As literacias do pai e da mãe são diferenciadas ao interagir com as crianças e adolescentes. O primeiro é mais presente no compartilhamento e transmissão de conhecimento sobre tecnologia. A segunda é mais solicitada para problemas de relacionamento. Normalmente ela quem lida com as crianças e adolescentes pelo telefone.

- Escolas: Esforços no Acesso e Integração de uso da TIC:
O uso da TIC no ambiente escolar é incentivado desde 1980 a fim de dispor de equipamentos e capacitar os professores. Estes têm um papel importante na mediação do aluno com os dispositivos. Os resultados das entrevistas mostram que os adolescentes aprendem a usarem a internet mais com os professores do que com pais e mães. Ele só perde para o auto-aprendizado que é bastante recorrente. O ponto de acesso à tecnologia também é outro questão importante, pois a escola é o segundo local que mais se tem contato, sendo a casa o primeiro local. Especialmente para as crianças, os professores são os principais intermediadores da alfabetização digital, principalmente nas áreas rurais.
- Diferença entre gerações:
Há uma diferença de gerações onde as crianças e adolescentes nasceram imersas a essa era digital e acabam aprendendo mais rápido as novas literacias enquanto os adultos, geralmente, se esforçam mais para isso. Outro fato é que o primeiro contato das crianças com as tecnologias acontece precocimente (80% dos adolescentes tiveram seu primeiro celular antes dos 13 anos de idade). Dessa forma, existe um desafio entre a experiência dos adultos com as habilidades dos nativos digitais.

Desigualdades nas infraestruturas regionais

As diferenças socioeconômicas entre as regiões brasileiras revelam uma influência decisiva nas oportunidades de acesso e posse de crianças e adolescentes em relação às telas.
O centro-oeste se destaca pela seu desenvolvimento econômico desde a expansão ocidental da década de 50 com infraestrutura, energia, abastecimento de água, telecomunicação e etc. Suldeste e sul também tiveram um bom desenvolvimento econômico.
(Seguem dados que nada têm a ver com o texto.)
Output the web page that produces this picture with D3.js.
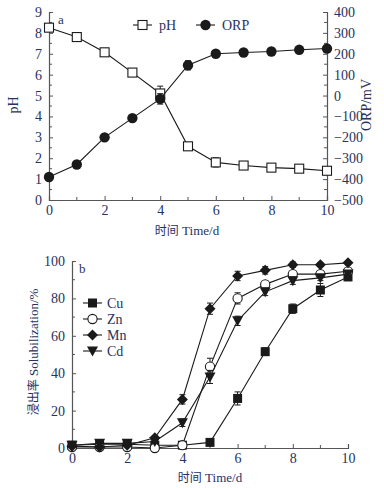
<!DOCTYPE html>
<html lang="zh">
<head>
<meta charset="UTF-8">
<title>pH / ORP and metal solubilization</title>
<script src="https://d3js.org/d3.v7.min.js"></script>
<style>
  body { margin: 0; background: #fff; }
  svg text { font-family: "Liberation Serif", "Noto Serif", serif; fill: #27325e; }
  .cjk { font-family: "Noto Sans CJK SC", sans-serif; }
  .lat { font-family: "Liberation Serif", serif; }
  .axis path, .axis line { stroke: #555; }
</style>
</head>
<body>
<svg width="384" height="488"></svg>
<script>
// ---- data ----
const days = [0, 1, 2, 3, 4, 5, 6, 7, 8, 9, 10];

const pH    = [8.25, 7.8, 7.07, 6.1, 5.1, 2.57, 1.8, 1.65, 1.55, 1.5, 1.4];
const pHErr = [0.12, 0.08, 0.08, 0.1, 0.35, 0.1, 0.22, 0.08, 0.06, 0.08, 0.06];
const orp    = [-390, -330, -200, -108, -16, 145, 200, 206, 211, 219, 225];
const orpErr = [0, 0, 0, 0, 25, 22, 6, 5, 5, 5, 5];

const cu    = [1.5, 2, 2, 1.5, 1.5, 3, 26.5, 51.5, 74.5, 84.5, 91.5];
const cuErr = [0.5, 0.5, 0.5, 0.5, 0.5, 0.8, 3.5, 2, 2.5, 3.5, 2];
const zn    = [0.5, 0.5, 0.5, 0, 1.5, 43.5, 80, 87.5, 93, 93, 94.5];
const znErr = [0.5, 0.5, 0.5, 0.5, 0.8, 4.5, 3, 1.5, 1.5, 1.5, 1.5];
const mn    = [1, 0.5, 1.5, 5.5, 26, 74.5, 92, 95, 98, 98, 99];
const mnErr = [0.5, 0.5, 0.5, 1, 2.5, 3, 2.5, 2, 1.5, 1, 1];
const cd    = [1.5, 2.5, 2.5, 3.5, 13.5, 38, 68, 83.5, 89.5, 91, 93];
const cdErr = [0.5, 0.5, 0.5, 0.8, 2, 3.5, 2.5, 2, 2, 1.5, 1.5];

const xTicks = [0, 2, 4, 6, 8, 10];
const pHTicks = [0, 1, 2, 3, 4, 5, 6, 7, 8, 9];
const orpTicks = [-500, -400, -300, -200, -100, 0, 100, 200, 300, 400];
const solTicks = [0, 20, 40, 60, 80, 100];

const svg = d3.select("svg");
const ink = "#1a1a1a";

// helpers
function minorTicks(g, scale, values, orient, len) {
  g.selectAll(null).data(values).enter().append("line")
    .attr("stroke", "#555")
    .attr("x1", d => orient === "x" ? scale(d) : 0)
    .attr("x2", d => orient === "x" ? scale(d) : len)
    .attr("y1", d => orient === "x" ? 0 : scale(d))
    .attr("y2", d => orient === "x" ? len : scale(d));
}

function errBars(g, x, y, vals, errs, cap) {
  const d = vals.map((v, i) => ({x: days[i], v: v, e: errs[i]})).filter(p => p.e > 0);
  const eb = g.append("g").attr("stroke", ink).attr("stroke-width", 1);
  eb.selectAll(null).data(d).enter().append("line")
    .attr("x1", p => x(p.x)).attr("x2", p => x(p.x))
    .attr("y1", p => y(p.v - p.e)).attr("y2", p => y(p.v + p.e));
  [1, -1].forEach(s => {
    eb.selectAll(null).data(d).enter().append("line")
      .attr("x1", p => x(p.x) - cap).attr("x2", p => x(p.x) + cap)
      .attr("y1", p => y(p.v + s * p.e)).attr("y2", p => y(p.v + s * p.e));
  });
}

function marker(sel, type) {
  if (type === "openSquare") {
    sel.append("rect").attr("x", -4.5).attr("y", -4.5).attr("width", 9).attr("height", 9)
      .attr("fill", "#fff").attr("stroke", ink).attr("stroke-width", 1.1);
  } else if (type === "filledSquare") {
    sel.append("rect").attr("x", -4.5).attr("y", -4.5).attr("width", 9).attr("height", 9)
      .attr("fill", ink);
  } else if (type === "filledCircle") {
    sel.append("circle").attr("r", 5.2).attr("fill", ink);
  } else if (type === "openCircle") {
    sel.append("circle").attr("r", 4.6).attr("fill", "#fff").attr("stroke", ink).attr("stroke-width", 1.1);
  } else if (type === "diamond") {
    sel.append("path").attr("d", "M0,-5.5L5.5,0L0,5.5L-5.5,0Z").attr("fill", ink);
  } else if (type === "triDown") {
    sel.append("path").attr("d", "M-5.5,-4.5L5.5,-4.5L0,5.5Z").attr("fill", ink);
  }
}

function series(g, x, y, vals, errs, type, cap) {
  g.append("path").datum(vals)
    .attr("fill", "none").attr("stroke", ink).attr("stroke-width", 1.1)
    .attr("d", d3.line().x((v, i) => x(days[i])).y(v => y(v)));
  errBars(g, x, y, vals, errs, cap);
  g.selectAll(null).data(vals).enter().append("g")
    .attr("transform", (v, i) => `translate(${x(days[i])},${y(v)})`)
    .each(function() { marker(d3.select(this), type); });
}

function timeLabel(g, cx, cy) {
  const t = g.append("text").attr("x", cx).attr("y", cy).attr("text-anchor", "middle")
    .style("font-size", "13px");
  t.append("tspan").attr("class", "cjk").style("font-size", "12px").text("时间");
  t.append("tspan").attr("class", "lat").text(" Time/d");
}

// ---------------- chart a ----------------
{
  const left = 49, right = 327, top = 12, bottom = 200;
  const x = d3.scaleLinear().domain([0, 10]).range([left, right]);
  const y = d3.scaleLinear().domain([0, 9]).range([bottom, top]);
  const y2 = d3.scaleLinear().domain([-500, 400]).range([bottom, top]);
  const g = svg.append("g");

  const xa = g.append("g").attr("class", "axis").attr("transform", `translate(0,${bottom})`)
    .call(d3.axisBottom(x).tickValues(xTicks).tickSize(-4).tickPadding(5));
  minorTicks(xa, x, [1, 3, 5, 7, 9], "x", -3);

  const ya = g.append("g").attr("class", "axis").attr("transform", `translate(${left},0)`)
    .call(d3.axisLeft(y).tickValues(pHTicks).tickSize(-4).tickPadding(7));
  minorTicks(ya, y, d3.range(0.5, 9, 1), "y", 3);

  const ya2 = g.append("g").attr("class", "axis").attr("transform", `translate(${right},0)`)
    .call(d3.axisRight(y2).tickValues(orpTicks).tickSize(-4).tickPadding(7));
  minorTicks(ya2, y2, d3.range(-450, 400, 100), "y", -3);

  g.selectAll(".axis text").style("font-size", "14px").style("font-family", "Liberation Serif, serif");
  g.selectAll(".axis path").attr("stroke-width", 1.2);

  series(g, x, y, pH, pHErr, "openSquare", 3);
  series(g, x, y2, orp, orpErr, "filledCircle", 3);

  g.append("text").attr("x", 58).attr("y", 24).style("font-size", "13px").text("a");

  // legend
  const lg = [{lab: "pH", type: "openSquare", x: 133}, {lab: "ORP", type: "filledCircle", x: 196}];
  lg.forEach(l => {
    g.append("line").attr("x1", l.x).attr("x2", l.x + 19).attr("y1", 25).attr("y2", 25)
      .attr("stroke", ink).attr("stroke-width", 1.1);
    marker(g.append("g").attr("transform", `translate(${l.x + 9.5},25)`), l.type);
    g.append("text").attr("x", l.x + 26).attr("y", 30).style("font-size", "14px").text(l.lab);
  });

  g.append("text").attr("transform", "translate(18,105) rotate(-90)")
    .attr("text-anchor", "middle").style("font-size", "14px").text("pH");
  g.append("text").attr("transform", "translate(371,105) rotate(-90)")
    .attr("text-anchor", "middle").style("font-size", "14px").text("ORP/mV");
  timeLabel(g, 187, 235);
}

// ---------------- chart b ----------------
{
  const left = 72, right = 348, top = 261, bottom = 448;
  const x = d3.scaleLinear().domain([0, 10]).range([left, right]);
  const y = d3.scaleLinear().domain([0, 100]).range([bottom, top]);
  const g = svg.append("g");

  const xa = g.append("g").attr("class", "axis").attr("transform", `translate(0,${bottom})`)
    .call(d3.axisBottom(x).tickValues(xTicks).tickSize(-4).tickPadding(5));
  minorTicks(xa, x, [1, 3, 5, 7, 9], "x", -3);

  const ya = g.append("g").attr("class", "axis").attr("transform", `translate(${left},0)`)
    .call(d3.axisLeft(y).tickValues(solTicks).tickSize(-4).tickPadding(7));
  minorTicks(ya, y, [10, 30, 50, 70, 90], "y", 3);

  g.selectAll(".axis text").style("font-size", "14px").style("font-family", "Liberation Serif, serif");
  g.selectAll(".axis path").attr("stroke-width", 1.2);

  series(g, x, y, cu, cuErr, "filledSquare", 3);
  series(g, x, y, zn, znErr, "openCircle", 3);
  series(g, x, y, cd, cdErr, "triDown", 3);
  series(g, x, y, mn, mnErr, "diamond", 3);

  g.append("text").attr("x", 79).attr("y", 273).style("font-size", "13px").text("b");

  const lg = [
    {lab: "Cu", type: "filledSquare"}, {lab: "Zn", type: "openCircle"},
    {lab: "Mn", type: "diamond"}, {lab: "Cd", type: "triDown"}
  ];
  lg.forEach((l, i) => {
    const yy = 303 + i * 16;
    g.append("line").attr("x1", 83).attr("x2", 102).attr("y1", yy).attr("y2", yy)
      .attr("stroke", ink).attr("stroke-width", 1.1);
    marker(g.append("g").attr("transform", `translate(92.5,${yy})`), l.type);
    g.append("text").attr("x", 107).attr("y", yy + 5).style("font-size", "14px").text(l.lab);
  });

  const yl = g.append("text").attr("transform", "translate(38,352) rotate(-90)")
    .attr("text-anchor", "middle").style("font-size", "13px");
  yl.append("tspan").attr("class", "cjk").style("font-size", "12px").text("浸出率");
  yl.append("tspan").attr("class", "lat").text(" Solubilization/%");
  timeLabel(g, 210, 482);
}
</script>
</body>
</html>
Em contrapartida, o Norte e Nordeste tiveram um desenvolvimento econômico inferior e o acesso, posse e consumo das telas se tornaram mais difíceis. Dessa forma, os alunos dessas regiões são forçados a terem uma experiência de compartilhamento de dispositivos. Esse efeito do compartilhamento também acontece na comparação das áreas rurais e urbanas. As crianças e adolescentes das áreas rurais tendem a serem mais sociais e precisam compartilhar as telas no ambiente doméstico. Nas cidades, há um privilégio para os espaços individuais e atividades solitárias.

Mudando para frente

Esse trabalho foi o primeiro nacional que pesquisou o uso dos diferentes meios de comunicação entre crianças e adolescentes e trouxe como destaque o crescente protagonismo do celular frente aos outros dispositivos devido sua multifuncionalidade.
Não se trata de uma pesquisa conclusiva e muito pode ser feito a partir dos dados coletados.
Outra questão é que a tecnologia muda num passo acelerado e novas tendências podem surgir. Assim, é importante acompanhar novas pesquisas sobre a mesma população para melhor entender os futuros comportamentos alimentados pelas novas tecnologias e interações entre gerações. Dessa forma, é possível elaborar melhor as políticas públicas educacionais para o bom desenvolvimento dos processos de ensino-aprendizagem do Brasil.